[STATED TASK]:
Starting at the first line of the listing below, repeat each line exactly until the line containing "10, last: 100", which you include. Leave out pictures.

[SOURCE EXCERPT]:
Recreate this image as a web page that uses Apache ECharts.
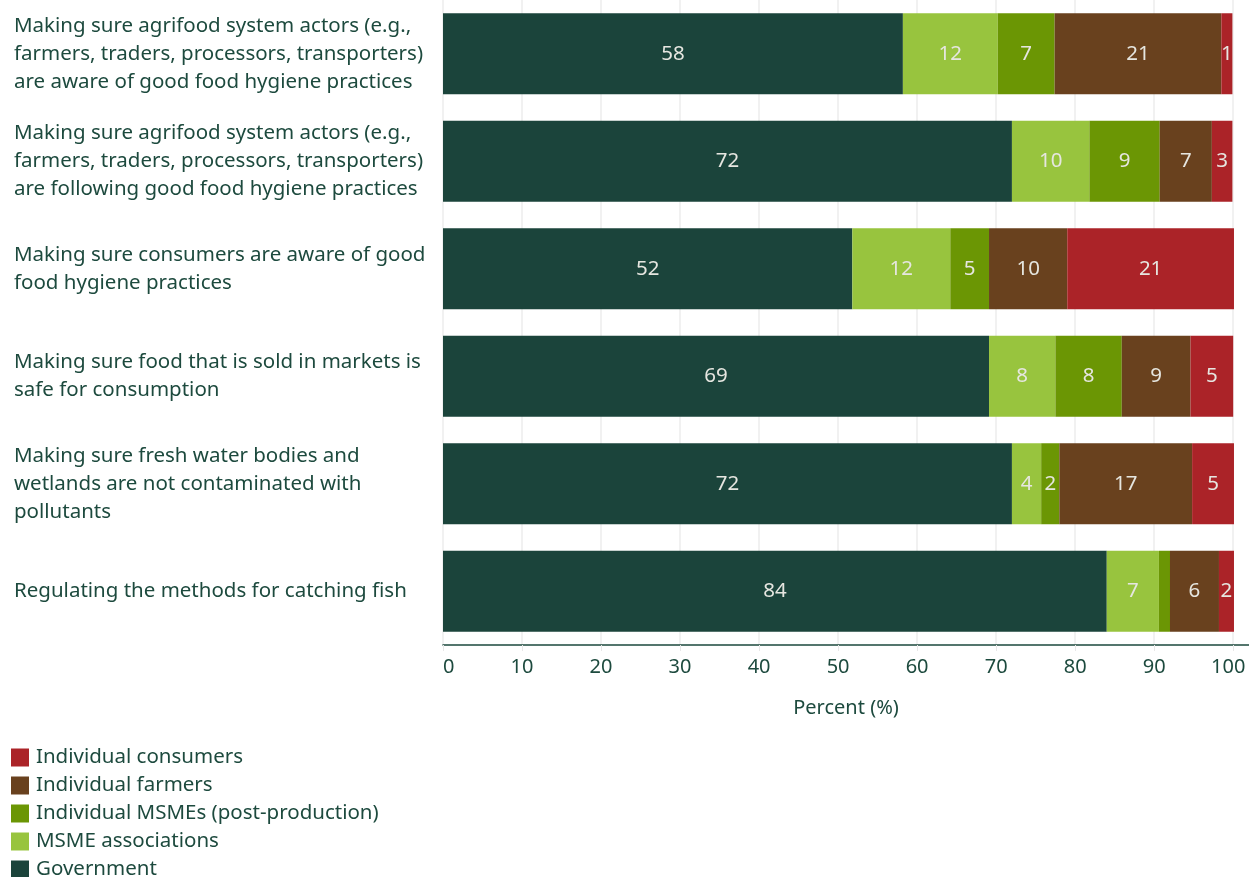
<!DOCTYPE html>
<html>
<head>
<meta charset="utf-8">
<script src="https://cdn.jsdelivr.net/npm/echarts@6/dist/echarts.min.js"></script>
<style>
  html, body { margin: 0; padding: 0; background: #ffffff; }
  #chart { width: 1249px; height: 877px; }
</style>
</head>
<body>
<div id="chart"></div>
<script>
// Responsibility areas (top to bottom)
const categories = [
  'Making sure agrifood system actors (e.g.,\nfarmers, traders, processors, transporters)\nare aware of good food hygiene practices',
  'Making sure agrifood system actors (e.g.,\nfarmers, traders, processors, transporters)\nare following good food hygiene practices',
  'Making sure consumers are aware of good\nfood hygiene practices',
  'Making sure food that is sold in markets is\nsafe for consumption',
  'Making sure fresh water bodies and\nwetlands are not contaminated with\npollutants',
  'Regulating the methods for catching fish'
];

// Share of respondents (%) naming each actor as responsible
const government      = [58.2, 72.0, 51.8, 69.1, 72.0, 84.0];
const msmeAssociations = [12.0, 9.8, 12.4, 8.4, 3.7, 6.6];
const individualMsmes = [7.2, 8.9, 4.9, 8.4, 2.3, 1.4];
const individualFarmers = [21.1, 6.6, 9.9, 8.7, 16.8, 6.2];
const individualConsumers = [1.4, 2.6, 21.1, 5.4, 5.3, 1.9];

// Segments too narrow to carry a value label: [series index, category index]
const unlabeled = [[2, 5]];

const xTicks = { min: 0, max: 102, interval: 10, last: 100 };

const seriesDefs = [
  { name: 'Government', data: government, color: '#1b443b' },
  { name: 'MSME associations', data: msmeAssociations, color: '#98c43e' },
  { name: 'Individual MSMEs (post-production)', data: individualMsmes, color: '#6b9604' },
  { name: 'Individual farmers', data: individualFarmers, color: '#69411e' },
  { name: 'Individual consumers', data: individualConsumers, color: '#ab2328' }
];

const legendOrder = ['Individual consumers', 'Individual farmers', 'Individual MSMEs (post-production)', 'MSME associations', 'Government'];

const textColor = '#1d4a3e';
const font = 'Noto Sans';

const chart = echarts.init(document.getElementById('chart'), null, { renderer: 'canvas' });

const series = seriesDefs.map((s, si) => ({
  name: s.name,
  type: 'bar',
  stack: 'total',
  barWidth: 81,
  itemStyle: { color: s.color },
  label: {
    show: true,
    position: 'inside',
    color: '#e6e6e0',
    fontFamily: font,
    fontSize: 20.5,
    formatter: p => String(Math.round(p.value))
  },
  emphasis: { disabled: true },
  data: s.data.map((v, ci) =>
    unlabeled.some(u => u[0] === si && u[1] === ci)
      ? { value: v, label: { show: false } }
      : v)
}));

chart.setOption({
  animation: false,
  textStyle: { fontFamily: font },
  grid: { left: 443, right: 0, top: 0, bottom: 232, containLabel: false, outerBoundsMode: 'none' },
  xAxis: {
    type: 'value',
    min: xTicks.min,
    max: xTicks.max,
    interval: xTicks.interval,
    name: 'Percent (%)',
    nameLocation: 'middle',
    nameGap: 53,
    nameTextStyle: { color: textColor, fontSize: 20, fontFamily: font },
    axisLine: { show: true, lineStyle: { color: '#1d4a3e', width: 1.5 } },
    axisTick: { show: true, length: 6, lineStyle: { color: '#e8e8e8' } },
    axisLabel: {
      color: textColor,
      fontSize: 20,
      fontFamily: font,
      margin: 12,
      showMaxLabel: false,
      alignMinLabel: 'left',
      // keep the last label inside the canvas edge
      formatter: v => (v === xTicks.last ? '{edge|' + v + '}' : String(v)),
      rich: { edge: { fontSize: 20, fontFamily: font, color: textColor, padding: [0, 10, 0, 0] } }
    },
    splitLine: { show: true, showMaxLine: false, lineStyle: { color: '#ececec', width: 1.5 } }
  },
  yAxis: {
    type: 'category',
    inverse: true,
    data: categories,
    axisLine: { show: false },
    axisTick: { show: false },
    axisLabel: {
      color: textColor,
      fontSize: 20.5,
      fontFamily: font,
      align: 'left',
      margin: 429,
      lineHeight: 28
    }
  },
  legend: {
    orient: 'vertical',
    left: 11,
    top: 747,
    height: 200,
    padding: 0,
    itemWidth: 18,
    itemHeight: 18,
    itemGap: 7,
    icon: 'rect',
    data: legendOrder,
    textStyle: { color: textColor, fontSize: 20.5, fontFamily: font, padding: [0, 0, 0, 2] },
    selectedMode: false
  },
  series: series
});
</script>
</body>
</html>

[ANSWER TO THE TASK]:
Recreate this image as a web page that uses Apache ECharts.
<!DOCTYPE html>
<html>
<head>
<meta charset="utf-8">
<script src="https://cdn.jsdelivr.net/npm/echarts@6/dist/echarts.min.js"></script>
<style>
  html, body { margin: 0; padding: 0; background: #ffffff; }
  #chart { width: 1249px; height: 877px; }
</style>
</head>
<body>
<div id="chart"></div>
<script>
// Responsibility areas (top to bottom)
const categories = [
  'Making sure agrifood system actors (e.g.,\nfarmers, traders, processors, transporters)\nare aware of good food hygiene practices',
  'Making sure agrifood system actors (e.g.,\nfarmers, traders, processors, transporters)\nare following good food hygiene practices',
  'Making sure consumers are aware of good\nfood hygiene practices',
  'Making sure food that is sold in markets is\nsafe for consumption',
  'Making sure fresh water bodies and\nwetlands are not contaminated with\npollutants',
  'Regulating the methods for catching fish'
];

// Share of respondents (%) naming each actor as responsible
const government      = [58.2, 72.0, 51.8, 69.1, 72.0, 84.0];
const msmeAssociations = [12.0, 9.8, 12.4, 8.4, 3.7, 6.6];
const individualMsmes = [7.2, 8.9, 4.9, 8.4, 2.3, 1.4];
const individualFarmers = [21.1, 6.6, 9.9, 8.7, 16.8, 6.2];
const individualConsumers = [1.4, 2.6, 21.1, 5.4, 5.3, 1.9];

// Segments too narrow to carry a value label: [series index, category index]
const unlabeled = [[2, 5]];

const xTicks = { min: 0, max: 102, interval: 10, last: 100 };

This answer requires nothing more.